Autre facteur révélateur : le sentiment d’appartenance à une « bonne équipe ». Moins de 20 % des salariés estiment faire partie de la meilleure équipe qu’ils aient connue, mais ceux qui le pensent sont cinq fois plus engagés. L’environnement de travail immédiat — cohésion, reconnaissance, qualité managériale — agit comme un catalyseur ou un inhibiteur, en complément des dispositifs de formation. L’upskilling isolé, s’il n’est pas adossé à une organisation apprenante, perd ainsi de son efficacité.

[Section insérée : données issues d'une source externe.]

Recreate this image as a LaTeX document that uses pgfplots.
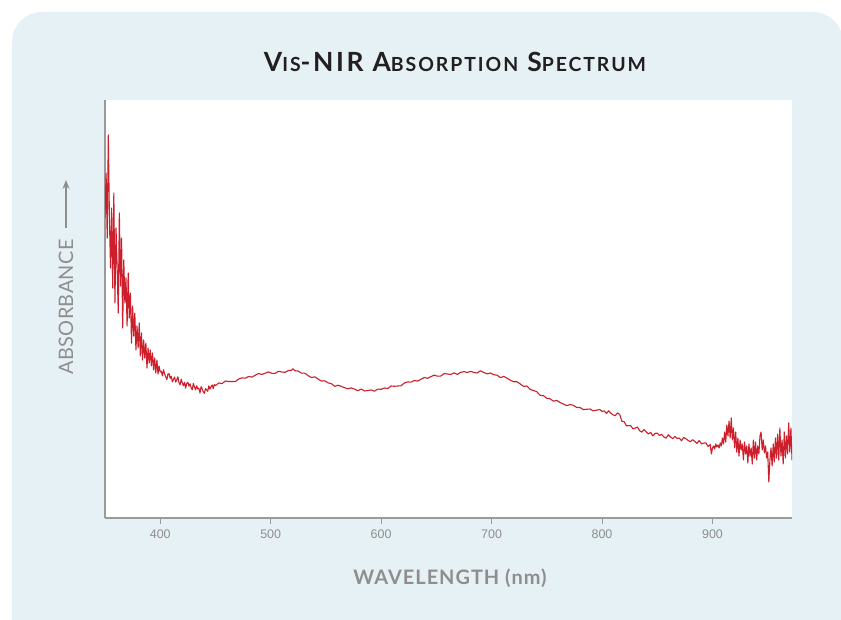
\documentclass[border=0pt]{standalone}
\usepackage{fontspec}
\usepackage{pgfplots}
\pgfplotsset{compat=1.18}
\usetikzlibrary{arrows.meta}
\setmainfont{Lato}
\newfontfamily\tickfont{Liberation Sans}
\newfontfamily\titlefont[LetterSpace=10]{Lato}
\newfontfamily\labfont[LetterSpace=5]{Lato}
\newfontfamily\ylabfont[LetterSpace=2]{Lato}
\definecolor{panel}{HTML}{E6F1F6}
\definecolor{axgray}{HTML}{9A9A9A}
\definecolor{labgray}{HTML}{8E8E8E}
\definecolor{spec}{HTML}{CC1F2B}
\definecolor{titlecol}{HTML}{231F20}

\pgfplotstableread{
x y
350 300
351 345
352 280
353 383
354 300
355 250
356 310
357 230
358 325
359 215
360 290
361 250
362 205
363 305
364 232
365 280
366 190
367 258
368 215
369 240
370 192
371 245
372 200
373 225
374 175
375 212
376 182
377 205
378 168
379 192
380 170
381 195
382 162
383 185
384 158
385 178
386 160
387 175
388 150
389 170
390 155
391 168
392 152
393 165
394 148
395 160
396 145
397 158
398 144
399 152
400 146
401 146.8
402 142.1
403 148.2
404 144.0
405 141.2
406 138.4
407 144.0
408 144.3
409 139.7
410 141.8
411 136.1
412 138.6
413 141.0
414 135.9
415 138.3
416 141.2
417 135.3
418 133.1
419 138.8
420 135.0
421 132.2
422 135.8
423 129.8
424 134.6
425 135.8
426 131.8
427 134.2
428 130.2
429 128.2
430 134.6
431 131.0
432 128.2
433 132.2
434 129.0
435 129.8
436 125.0
437 131.4
438 129.0
439 126.2
440 124.6
441 129.4
442 128.2
443 126.7
444 132.1
445 128.8
446 131.2
447 133.0
448 129.4
449 133.6
450 132.4
453 135.0
456 134.4
459 137.0
462 136.5
465 136.5
468 136.4
471 139.0
474 140.1
477 139.8
480 141.5
483 140.9
486 142.7
489 144.5
492 143.5
495 144.8
498 146.1
501 144.7
504 144.5
507 146.7
510 146.0
513 145.7
516 147.4
519 147.8
520 149.2
522 147.3
525 146.9
528 144.8
531 144.8
534 142.2
537 140.4
540 141.2
543 138.9
546 136.9
549 137.2
552 135.1
555 134.3
558 131.6
561 132.8
564 131.6
567 130.2
570 129.2
573 130.1
576 128.8
579 127.3
582 129.0
585 127.0
588 127.5
591 128.0
594 126.8
597 128.9
600 128.7
603 130.0
606 129.4
609 132.0
612 131.7
615 132.0
618 132.2
621 135.0
624 136.1
627 135.8
630 137.5
633 136.9
636 138.7
639 140.5
642 139.7
645 141.3
648 142.9
651 141.8
654 141.9
657 144.4
660 144.0
663 143.5
666 145.1
669 143.6
672 145.6
675 146.4
678 145.5
681 146.7
684 145.5
687 145.0
690 147.2
693 145.5
696 144.1
699 145.0
702 143.3
705 142.8
708 140.4
711 141.6
714 139.8
717 137.8
720 136.2
723 136.2
726 134.0
729 131.6
732 132.0
735 128.5
738 127.5
741 126.2
744 122.6
747 122.3
750 119.7
753 119.2
756 116.8
759 117.6
762 115.5
765 114.0
768 112.4
771 113.4
774 112.7
777 110.6
780 110.5
783 108.4
786 108.7
789 109.0
792 107.1
795 107.8
798 108.5
800 106.6
802 107.1
804 104.5
806 107.2
808 104.8
810 103.1
812 102.3
814 105.1
816 103.5
818 96.6
820 96.4
822 92.2
824 92.3
826 92.3
828 89.1
830 89.9
832 91.0
834 87.3
836 85.8
838 88.5
840 86.0
842 84.0
844 85.7
846 82.1
848 84.6
850 84.9
852 82.5
854 83.6
856 81.1
858 79.8
860 83.2
862 81.0
864 79.4
866 81.5
868 79.6
870 79.9
872 77.2
874 80.6
876 79.2
878 77.5
880 76.4
882 78.3
884 76.6
886 74.6
888 77.5
890 74.1
892 74.8
894 75.2
896 71.5
898 73.4
899 64
900 70
901 72
902 69
903 74
904 71
905 73
906 70
907 75
908 72
909 80
910 74
911 86
912 76
913 93
914 82
915 97
916 80
917 100
918 78
919 90
920 70
921 86
922 66
923 80
924 62
925 78
926 68
927 74
928 58
929 76
930 64
931 72
932 55
933 74
934 62
935 70
936 54
937 78
938 60
939 76
940 58
941 72
942 64
943 82
944 86
945 68
946 78
947 65
948 72
949 60
950 66
951 36
952 58
953 70
954 52
955 74
956 56
957 80
958 60
959 84
960 58
961 90
962 62
963 78
964 54
965 86
966 60
967 82
968 64
969 95
970 66
971 90
972 58
}\spectrum

\begin{document}
\begin{tikzpicture}[x=1bp,y=1bp]
\useasboundingbox (-105,-102) rectangle (736,518);
\fill[white] (-105,-102) rectangle (736,518);
\fill[panel, rounded corners=30bp] (-93,-160) rectangle (738,506);
\begin{axis}[
  at={(0,0)}, anchor=south west,
  scale only axis, width=687bp, height=418bp,
  xmin=350, xmax=972, ymin=0, ymax=418,
  axis lines*=left,
  axis background/.style={fill=white},
  ytick=\empty,
  xtick={400,500,600,700,800,900},
  tick align=outside,
  major tick length=6bp,
  tick style={axgray, line width=1bp},
  axis line style={axgray, line width=1.5bp},
  xticklabel style={font=\tickfont\fontsize{12.5}{14}\selectfont, text=labgray, yshift=-2bp},
  /pgf/number format/assume math mode=true,
  clip=true,
]
\addplot[spec, line width=1.1bp, line join=round] table[x=x,y=y] {\spectrum};
\end{axis}
\node[text=titlecol, font=\titlefont\bfseries] at (350,456)
  {\fontsize{26.5}{30}\selectfont V{\fontsize{19.5}{22}\selectfont IS}-NIR A{\fontsize{19.5}{22}\selectfont BSORPTION} S{\fontsize{19.5}{22}\selectfont PECTRUM}};
\node[text=labgray, font=\labfont\bfseries\fontsize{20}{22}\selectfont] at (345,-60) {WAVELENGTH (nm)};
\node[text=labgray, rotate=90, font=\ylabfont\fontsize{20}{22}\selectfont] at (-39,211) {ABSORBANCE};
\draw[labgray, line width=1.3bp, -{Stealth[length=9bp,width=7bp]}] (-39,290) -- (-39,338);
\end{tikzpicture}
\end{document}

Des marges de manœuvre à réinvestir au niveau local

En Europe, la France fait partie des marchés où le sentiment de compétence et l’engagement sont parmi les plus bas, avec respectivement 18 % et 21 % des salariés se disant « pleinement engagés ». Cette stagnation souligne un paradoxe : la formation professionnelle y est largement structurée, mais peine à produire un effet visible sur la motivation ou la projection professionnelle. À l’inverse, l’Afrique du Sud et le Nigeria affichent des taux d’engagement supérieurs à 30 %, portés par une dynamique locale d’autonomisation et une valorisation plus explicite des efforts d’upskilling.

Ces contrastes suggèrent que la formation ne peut être traitée comme un levier standardisé. Elle gagne en efficacité lorsqu’elle est contextualisée à un type d’emploi, à un rythme d’évolution et à des attentes culturelles spécifiques. L’enjeu pour les entreprises européennes, notamment françaises, consiste à sortir de l’opposition entre formation initiale et formation continue pour penser des parcours dynamiques, connectés aux besoins opérationnels et aux trajectoires individuelles.